Safe supply of products in all core markets is ensured and remains INA’s top priority, as the company switches to a crisis mode of operations, introducing operational and financial measures to keep its production ongoing and the market supply safe.
Some of the measures include a comprehensive review of operational expenditure in order to preserve cash flow, as well as adjusting some of the planned capital spending.

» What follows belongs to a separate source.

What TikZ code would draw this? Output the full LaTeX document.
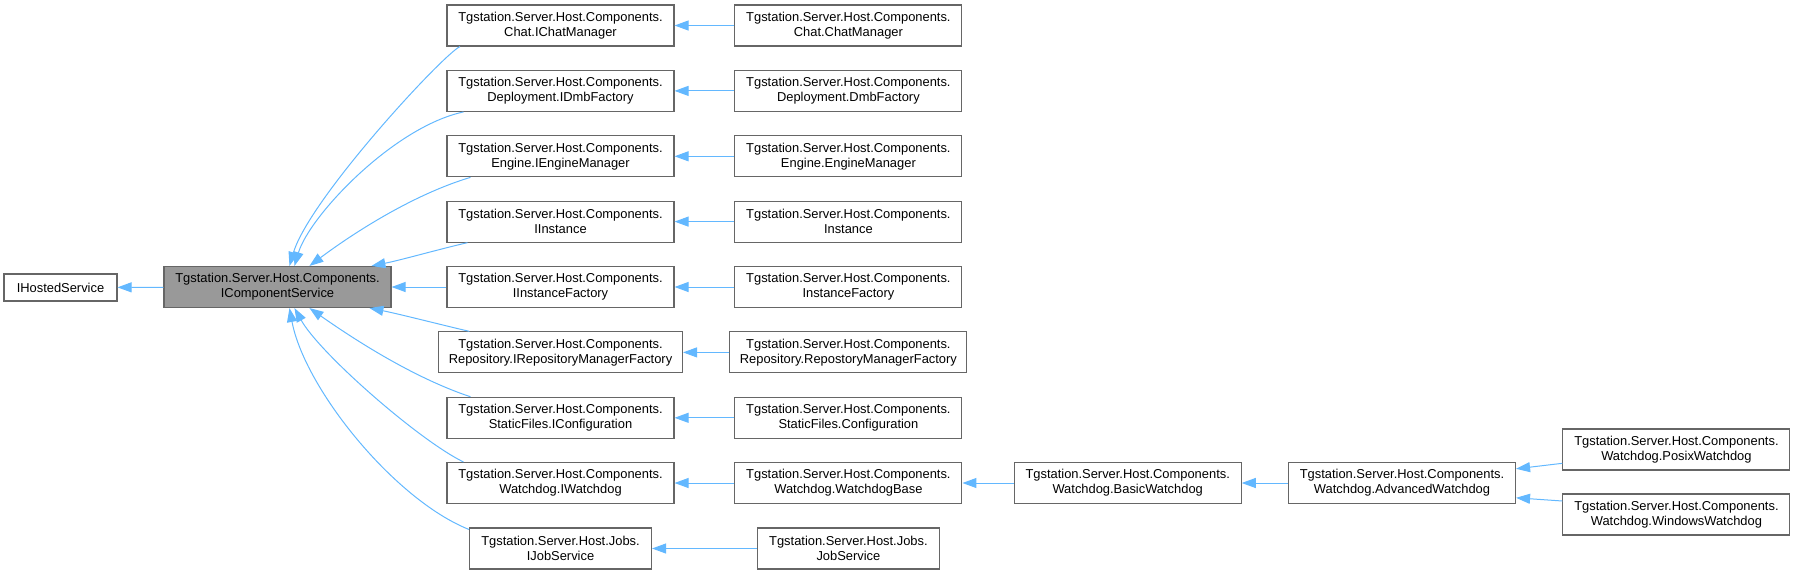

INA said that it has recorded a consolidated net profit in the amount of 65 million euros in 2019, which is 59 % lower compared to the previous year. In 2019, INA Group revenues amounted to 3.03 billion euros, which is a stable performance compared to 2018, despite the more challenging external environment. CCS EBITDA excluding special items amounted to 390 million euros in 2019, mainly due to the 10 % decline in Brent crude price. CAPEX was higher by 18 % in 2019 year-on-year and amounted to 288 million euros, with increased investments in Refining and Marketing. Exploration and Production revenues amounted to 502 million euros in 2019 and EBITDA excluding special items amounted to 316 million euros, on the back of 9 % lower realized hydrocarbon prices and a 3 % decline in hydrocarbon production. Overall production volumes were supported by higher crude oil production in Egypt, which was more than offset by the natural decline on Croatian fields, especially on gas fields. Refining and Marketing, including Consumer Services and Retail, CCS EBITDA excluding special items amounted to 75 million euros in 2019 and increased by 36.5 million euros year-on-year.